Doch die spärlichen Knochen, die man in einer alten Sickergrube auf dem Grundstück ausgebuddelt hatte, stammen nicht von dem zarten Mädchen, das mit seinem Roller über die buckligen Lichtenberger Straßen sauste und ohne Arg auf die Menschen zuging. Das haben jetzt Tests in verschiedenen Laboren ergeben. Woher der Fund stammt, ob er zu einem früheren Friedhof gehört oder gar tierischen Ursprungs ist, sollen weitere Untersuchungen aufdecken. Man wolle auch ausschließen, dass die Knochen Zeugnis eines anderes Verbrechens sind, von dem man noch nichts wisse, sagt Herbert Potzel, der leitende Oberstaatsanwalt in Bayreuth. 

Jetzt ist also wieder alles so damals: Es gibt keinen Beweis für Peggys Tod. Und auch keinen, dass sie noch lebt. Trotzdem wurde der geistig behinderte Gastwirtssohn Ulvi K. im Jahr 2004 vor dem Landgericht in Hof zu einer lebenslangen Freiheitsstrafe verurteilt. Er hatte gestanden, das Kind getötet zu haben, um einen sexuellen Missbrauch an ihr zu vertuschen. Er hatte sein Geständnis widerrufen, später erneut gestanden.

All diese Merkwürdigkeiten schildern die Münchner Autoren Ina Jung und Christoph Lemmer in ihrem jüngst erschienen Buch „Der Fall Peggy — Die Geschichte eines Skandals“. Sie listen zum Beispiel auf, dass „ausgerechnet beim entscheidenden Verhör“ Ulvis Anwalt nicht dabei war. Und dass ausgerechnet in diesem Moment das Tonbandgerät kaputt ging. Ulvis Geständnis ist deshalb bis heute umstritten. Die Zweifel an seiner Schuld bleiben.

Der freundliche Oberstaatsanwalt Ernst Schmalz in Bayreuth kennt diese Geschichten. Er kennt die Widersprüche, Vorwürfe und Ungereimtheiten, die das Verfahren in Hof begleitet haben. Im vergangenen Sommer, als Ulvis Anwalt einen Wiederaufnahmeantrag ankündigte, begann auch Schmalz neu in dieser Sache zu ermitteln. 

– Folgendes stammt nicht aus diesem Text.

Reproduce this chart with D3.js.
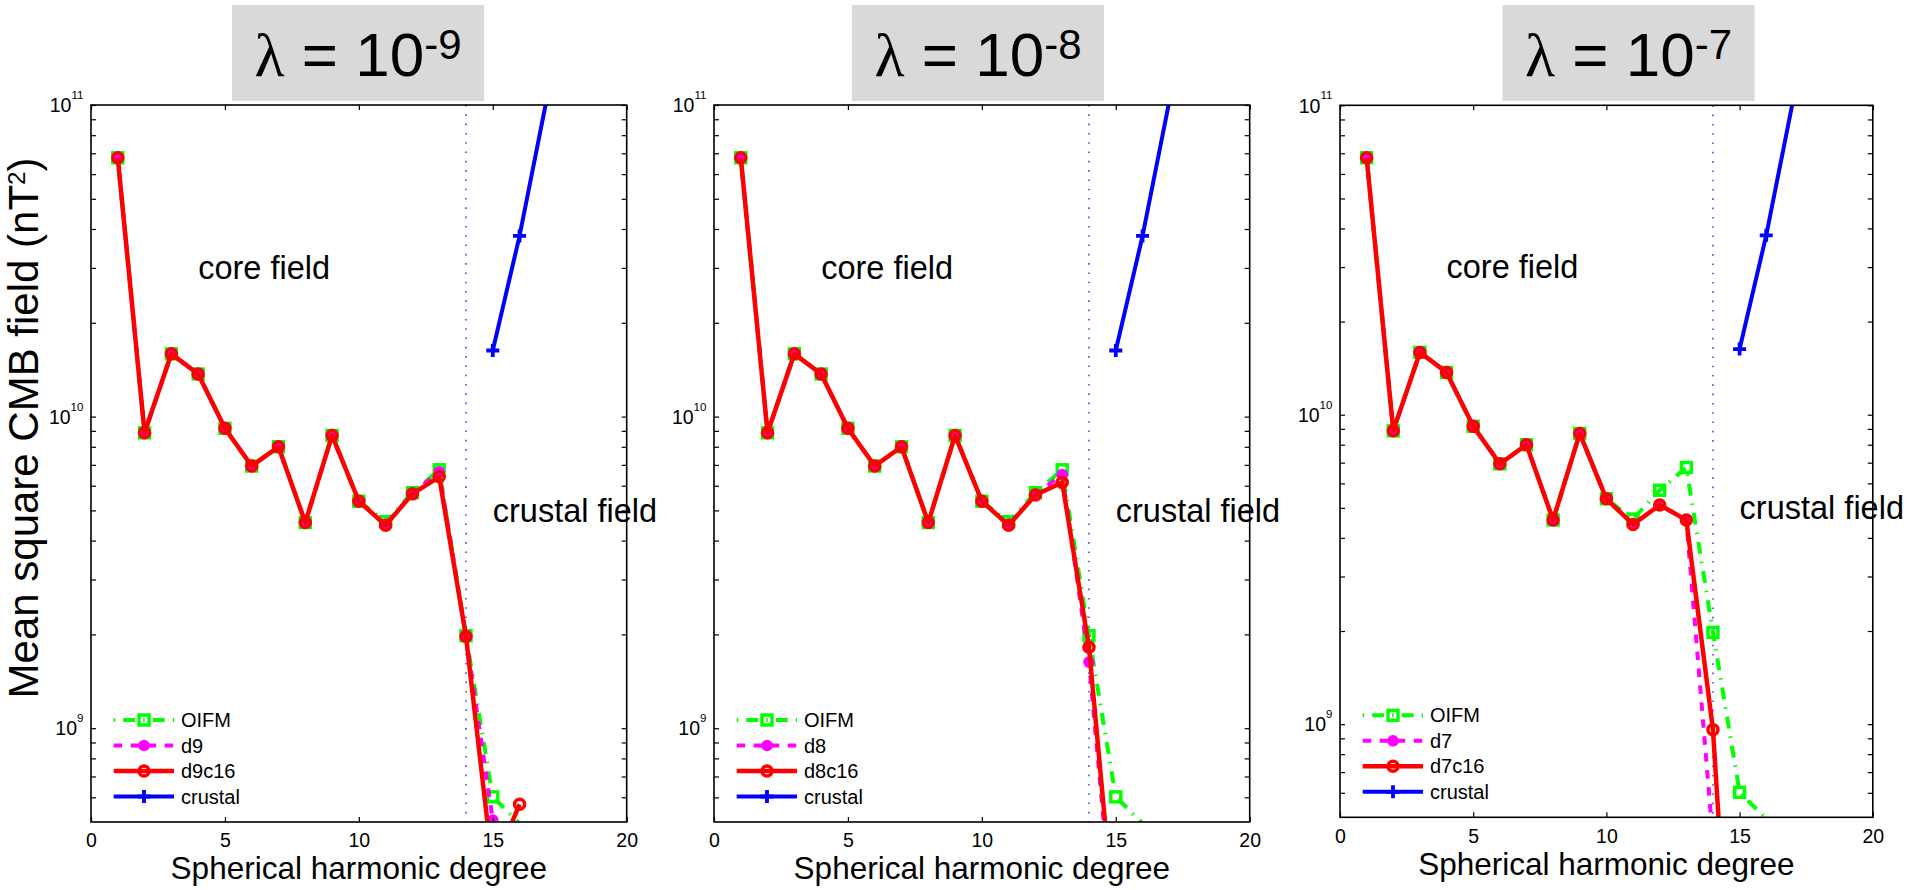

Die Durchsuchungsaktion in Lichtenberg ist eine Folge seiner Recherche. Es wird nicht die einzige bleiben. Viele neue, ernsthafte Hinweise über das Schicksal der Schülerin seien eingegangen, sagt Schmalz. Auch einer Spur in Sachsen-Anhalt gehe man nach.

Sie führt zu einem Mann, der oft in der Wohnung über der von Peggys Mutter zu Besuch war. Ihn klagt die Bayreuther Justiz in Kürze an, weil er sich an dem Mädchen in dieser Wohnung vergangen haben soll. Das Mädchen war Peggys Schulfreundin. 

Peggys Mutter habe ein Recht darauf, endlich zu erfahren, was mit ihrem Kind wirklich passiert ist, begründet Oberstaatsanwalt Schmalz seine Arbeit. Susanne K., Peggys Mutter, schweigt bislang zu all den neuen Vorgängen. Die „wühlen alles wieder auf“, sagt ihre Anwältin. Erst wenn Peggys Knochen tatsächlich entdeckt werden oder wenn es einen neuen Prozess gibt, wolle sie sich wieder an die Öffentlichkeit wenden.

Manchmal, sagt die Anwältin, denke Susanne K. auch an Natascha Kampusch. Die junge Frau war acht Jahre lang von ihrem Peiniger in einem Kellerverlies gefangen gehalten worden, ehe sie flüchten konnte.